Stem Cells: A Boon to Neurodegenerative Disease Research

Stem cells have amazing promise for making replacement tissues and organs. However, while that application might be some years in the future, stem cells have already proved to be a welcome breakthrough for neurodegenerative disease research. This is particularly true for a specific type of stem cells called induced pluripotent stem cells or iPSCs that were discovered by Gladstone investigator Shinya Yamanaka.

 

So what’s the big deal about stem cells? For starters, they are human cells. For many years, scientists have been studying human diseases in various animal models, mostly mice and rats. In fact, a lot has been learned about diseases from those animal models. However, over the last years, many drug candidates that showed very promising results in mice have failed in clinical trials.
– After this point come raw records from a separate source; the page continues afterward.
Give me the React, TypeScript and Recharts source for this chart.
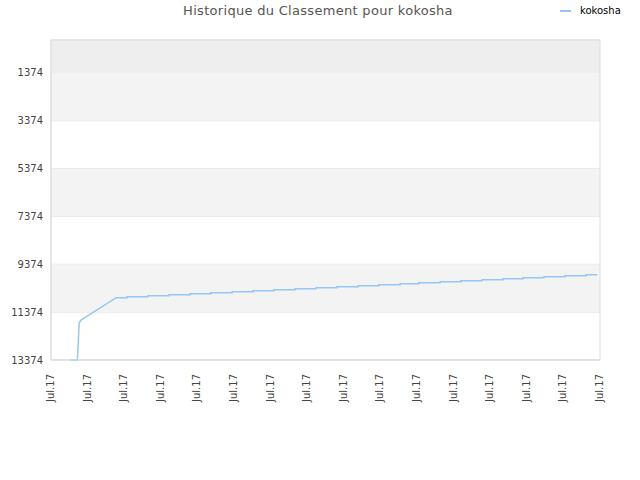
import { LineChart, Line, XAxis, YAxis, CartesianGrid, ReferenceArea } from 'recharts';

// x positions are in tick units: 0 = first "Jul.17" tick, 15 = last
const tickLabels = ['Jul.17', 'Jul.17', 'Jul.17', 'Jul.17', 'Jul.17', 'Jul.17', 'Jul.17', 'Jul.17',
  'Jul.17', 'Jul.17', 'Jul.17', 'Jul.17', 'Jul.17', 'Jul.17', 'Jul.17', 'Jul.17'];
const rankTicks = [1374, 3374, 5374, 7374, 9374, 11374, 13374];

// start of the curve (drop from the bottom)
const rampTimes = [0.52, 0.72, 0.77, 0.82, 1.78, 2.08];
const rampRanks = [13374, 13374, 11827, 11702, 10770, 10770];

// stair part
const stepTimes = [2.08, 2.65, 3.22, 3.8, 4.37, 4.95, 5.52, 6.09, 6.67, 7.24, 7.81, 8.39,
  8.96, 9.54, 10.05, 10.63, 11.2, 11.78, 12.35, 12.9, 13.47, 14.04, 14.62];
const stepRanks = [10728, 10686, 10644, 10602, 10560, 10519, 10477, 10435, 10393, 10351, 10310, 10268,
  10226, 10184, 10142, 10101, 10059, 10017, 9975, 9933, 9891, 9850, 9808];
const lastTime = 14.92;

// bands behind the plot
const bandFrom = [0, 1374, 5374, 9374];
const bandTo = [1374, 3374, 7374, 11374];
const bandColors = ['#eeeeee', '#f3f3f3', '#f3f3f3', '#f3f3f3'];

const data: { t: number; rank: number }[] = [];
rampTimes.forEach((t, i) => data.push({ t, rank: rampRanks[i] }));
stepTimes.forEach((t, i) => {
  data.push({ t, rank: stepRanks[i] });
  data.push({ t: i + 1 < stepTimes.length ? stepTimes[i + 1] : lastTime, rank: stepRanks[i] });
});

const font = 'DejaVu Sans';
const lineColor = '#95c6f5';

export default function App() {
  return (
    <div style={{ position: 'fixed', left: 0, top: 0, width: 640, height: 480, background: '#fff' }}>
      <div style={{ position: 'absolute', left: 0, top: 3, width: 636, textAlign: 'center', fontFamily: font, fontSize: 13, letterSpacing: 0.3, color: '#555', zIndex: 1 }}>
        Historique du Classement pour kokosha
      </div>
      {/* legend */}
      <div style={{ position: 'absolute', top: 5, left: 560, display: 'flex', alignItems: 'center', fontFamily: font, fontSize: 10, color: '#000', zIndex: 1 }}>
        <span style={{ display: 'inline-block', width: 11, height: 2, background: lineColor, marginRight: 9 }} />
        kokosha
      </div>
      <LineChart width={640} height={480} data={data} margin={{ top: 40, right: 40, left: 0, bottom: 0 }}>
        {bandFrom.map((y1, i) => (
          <ReferenceArea key={i} x1={0} x2={15} y1={y1} y2={bandTo[i]} fill={bandColors[i]} fillOpacity={1} stroke="none" ifOverflow="visible" />
        ))}
        <CartesianGrid vertical={false} stroke="#e0e0e0" />
        <ReferenceArea x1={0} x2={15} y1={0} y2={13374} fill="none" stroke="#dddddd" strokeWidth={1} ifOverflow="visible" />
        <XAxis
          dataKey="t"
          type="number"
          domain={[0, 15]}
          ticks={tickLabels.map((_, i) => i)}
          tickFormatter={(v: number) => tickLabels[v]}
          interval={0}
          height={120}
          axisLine={{ stroke: '#dddddd' }}
          tickLine={false}
          tick={{ fontFamily: font, fontSize: 10, fill: '#444', angle: -90, textAnchor: 'end', dx: -4, dy: 6 }}
        />
        <YAxis
          type="number"
          reversed
          domain={[0, 13374]}
          ticks={rankTicks}
          interval={0}
          width={51}
          axisLine={{ stroke: '#dddddd' }}
          tickLine={false}
          tick={{ fontFamily: font, fontSize: 10, fill: '#444' }}
        />
        <Line type="linear" dataKey="rank" stroke={lineColor} strokeWidth={1.5} dot={false} isAnimationActive={false} />
      </LineChart>
    </div>
  );
}
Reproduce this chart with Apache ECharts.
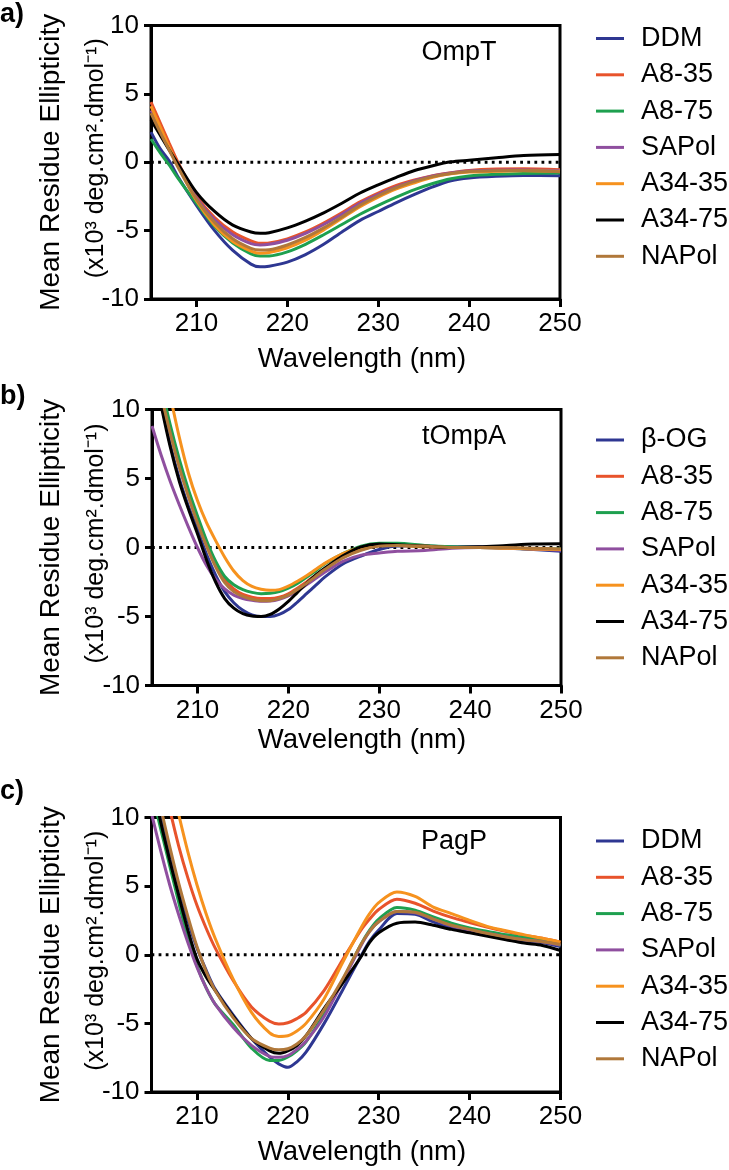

After all, putting human genes into mice still leaves the human genes in the context of all of the other mouse genes and proteins. That and perhaps mice and humans are simply too different physiologically to allow easy extrapolation of results from the lab to the clinic. In response to those concerns, scientists have begun to seek alternative models, such as human cells.

 

Human cells aren’t always that easy to come by. But Dr. Yamanaka’s discovery made stem cells—specifically iPSCs—readily available for other researchers. In 2006, he found that ordinary skin cells could be “reprogrammed” to become iPSCs by incubating them with the appropriate protein factors. Like embryonic stem cells, iPSCs have the two characteristics of stem cells: they can reproduce themselves indefinitely, and they can develop into any type of cell in the body.  

 

The Finkbeiner laboratory has used this remarkable discovery to develop new models of disease. They have taken skin cell samples from patients with various neurodegenerative diseases and created iPSCs. Because iPSCs can develop into any cell type in the body, the scientists have used those iPSCs to create cell lines of different types of brain cells, including multiple types of neurons and glial cells.

 

The really exciting aspect of this technology is that the cells are human cells, not mouse cells. Even better, these human neurons come with all of the genetic information from a person with the disease.

 

The Finkbeiner laboratory has studied those cells to find specific characteristics (these are called phenotypes) that represent the disease. For example, neurons from a patient might not live as long in culture as those of a person who does not have the disease. This shorter lifespan can then be used as a marker of the disease, and compounds can be tested with the lab’s robotic microscope to see if they restore the normal lifespan to the cells. Those compounds might then become drug candidates.

 

For example, skin cells taken from a patient with Huntington’s disease can be reprogrammed into iPSCs and later caused to develop into neurons. Those neurons can then be used to look for disease-relevant markers that show differences in normal and disease lines as early as the neural precursor cells that later develop into neurons. They also allow the scientists to compare the genes that are turned on or off and how long the cells survive. And they can do this with human neurons that differ in the length of polyglutamines that cause the disease. Patients with long stretches have symptoms earlier than those with short sequences.

 

The Finkbeiner laboratory has made iPSC-based models to several neurodegenerative diseases, including Huntington’s disease, Parkinson’s disease, amyotrophic lateral sclerosis (ALS or Lou Gehrig’s disease), and Alzheimer’s disease. Those cells are now routinely used in laboratory.